There has been, too, a reverse effect --lawyer on computer. Lawyers played a major role in the design of LEXIS. They defined their needs and worked closely with information scientists to design a system to meet those needs. They refused to be intimidated by computer mysticism or to let the tail wag the dog. As a result, LEXIS flies in the face of longstanding elements of conventional wisdom.

For example, LEXIS searches efficiently in the full text of legal materials, not in the indexes or digests that the conventional wisdom insisted were necessary. It can search for any word or combination of words that occurs in the text, not just for predetermined descriptors or index terms -- something more the lawyers were told was not feasible.

What is far more significant is that the lawyers themselves use LEXIS; they do not need the aid of technicians or information specialists. With a couple of hours' instruction and maybe an hour or two of practice, any lawyer is his own computer expert, capable of carrying on a friendly dialogue with a huge, unbelievably complex machine.

The lawyer communicates in plain English. If the lawyer makes an error, the computer points it out and tells how to correct it.
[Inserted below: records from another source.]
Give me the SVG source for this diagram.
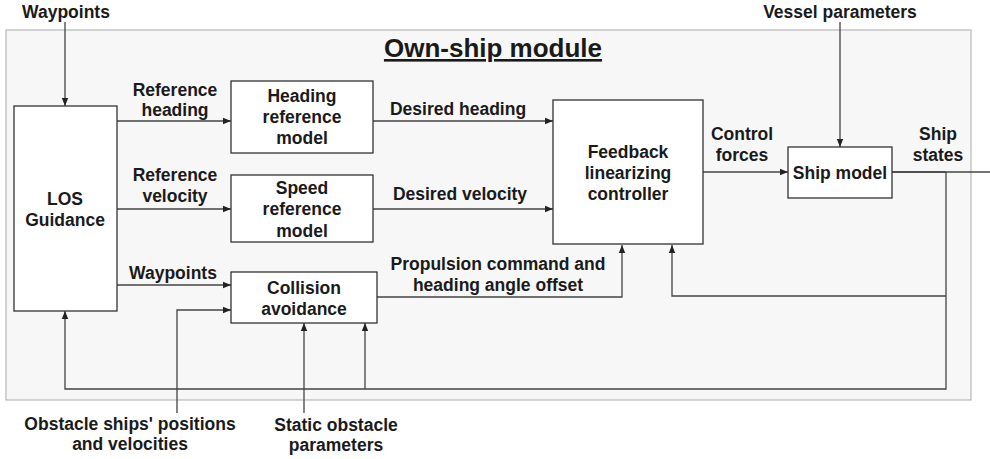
<svg xmlns="http://www.w3.org/2000/svg" width="990" height="459" viewBox="0 0 990 459">
  <defs>
    <marker id="arrow" viewBox="0 0 8 8" refX="8" refY="4" markerWidth="8" markerHeight="8" markerUnits="userSpaceOnUse" orient="auto">
      <path d="M0,0.8 L8,4 L0,7.2 Z" fill="#222"/>
    </marker>
    <style>
      .box { fill: #ffffff; stroke: #333333; stroke-width: 1.3; }
      .lbl { font-family: "Liberation Sans", Arial, sans-serif; font-weight: bold; font-size: 17.5px; fill: #1a1a1a; text-anchor: middle; }
      .wire { fill: none; stroke: #444444; stroke-width: 1.3; }
      .wire.arr { marker-end: url(#arrow); }
    </style>
  </defs>
  <rect width="990" height="459" fill="#ffffff"/>

  <!-- module frame -->
  <g id="own-ship-module">
    <rect x="6" y="30" width="965" height="370" fill="#f7f7f7" stroke="#bdbdbd" stroke-width="1.3"/>
    <text x="493" y="57" class="lbl" style="font-size:26px; text-decoration:underline">Own-ship module</text>
  </g>

  <!-- connectors -->
  <g id="connectors">
    <path class="wire arr" d="M65,22 V106"/>
    <path class="wire arr" d="M840,22 V147"/>
    <path class="wire arr" d="M117,121 H231"/>
    <path class="wire arr" d="M373,121 H553"/>
    <path class="wire arr" d="M117,209 H231"/>
    <path class="wire arr" d="M373,209 H553"/>
    <path class="wire arr" d="M117,285 H231"/>
    <path class="wire arr" d="M177,413 V310 H231"/>
    <path class="wire arr" d="M304,413 V323"/>
    <path class="wire arr" d="M377,297 H622 V245"/>
    <path class="wire arr" d="M703,172 H788"/>
    <path class="wire" d="M892,172 H990"/>
    <path class="wire" d="M892,172 H946" stroke="#111" stroke-width="2"/>
    <path class="wire arr" d="M946,172 V389 H65 V311"/>
    <path class="wire arr" d="M365,389 V323"/>
    <path class="wire arr" d="M946,296 H672 V245"/>

    <text x="66" y="18" class="lbl">Waypoints</text>
    <text x="840" y="18" class="lbl">Vessel parameters</text>
    <text x="175" y="96" class="lbl">Reference</text>
    <text x="175" y="116" class="lbl">heading</text>
    <text x="175" y="181" class="lbl">Reference</text>
    <text x="175" y="202" class="lbl">velocity</text>
    <text x="173" y="279" class="lbl">Waypoints</text>
    <text x="458" y="115" class="lbl">Desired heading</text>
    <text x="460" y="200" class="lbl">Desired velocity</text>
    <text x="498" y="270" class="lbl">Propulsion command and</text>
    <text x="498" y="291" class="lbl">heading angle offset</text>
    <text x="742" y="140" class="lbl">Control</text>
    <text x="742" y="161" class="lbl">forces</text>
    <text x="938" y="140" class="lbl">Ship</text>
    <text x="938" y="161" class="lbl">states</text>
    <text x="130" y="430" class="lbl">Obstacle ships' positions</text>
    <text x="130" y="450" class="lbl">and velocities</text>
    <text x="336" y="431" class="lbl">Static obstacle</text>
    <text x="336" y="451" class="lbl">parameters</text>
  </g>

  <!-- nodes -->
  <g id="los-guidance">
    <rect class="box" x="14" y="106" width="103" height="205"/>
    <text x="65" y="205" class="lbl">LOS</text>
    <text x="65" y="226" class="lbl">Guidance</text>
  </g>
  <g id="heading-reference-model">
    <rect class="box" x="231" y="81" width="142" height="72"/>
    <text x="302" y="102" class="lbl">Heading</text>
    <text x="302" y="123" class="lbl">reference</text>
    <text x="302" y="144" class="lbl">model</text>
  </g>
  <g id="speed-reference-model">
    <rect class="box" x="231" y="175" width="142" height="67"/>
    <text x="302" y="194" class="lbl">Speed</text>
    <text x="302" y="215" class="lbl">reference</text>
    <text x="302" y="237" class="lbl">model</text>
  </g>
  <g id="collision-avoidance">
    <rect class="box" x="231" y="272" width="146" height="51"/>
    <text x="304" y="294" class="lbl">Collision</text>
    <text x="304" y="315" class="lbl">avoidance</text>
  </g>
  <g id="feedback-linearizing-controller">
    <rect class="box" x="553" y="100" width="150" height="144"/>
    <text x="628" y="158" class="lbl">Feedback</text>
    <text x="628" y="179" class="lbl">linearizing</text>
    <text x="628" y="200" class="lbl">controller</text>
  </g>
  <g id="ship-model">
    <rect class="box" x="788" y="147" width="104" height="51"/>
    <text x="840" y="179" class="lbl">Ship model</text>
  </g>
</svg>
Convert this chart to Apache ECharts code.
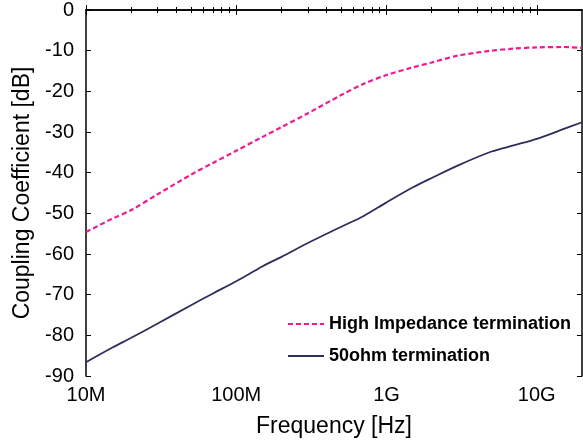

The dialogue is, generally, at conversational speed. This is why the lawyer with a client on the telephone might elect to call the computer and check a point of law with the client still on the line. There will be other research problems too difficult for that; but those, too, can be worked very comfortably, using the computer as a familiar tool, an extension of the intellect in the same way a hand tool is an extension of the arm and hand.

Lawyers are not alone in having had this impact on computer science. They have contributed, however, to an immeasurably important development -- making the computer a commonplace tool that even the technologically illiterate can use. That is, of course, the comi ng major breaththrough in computer science.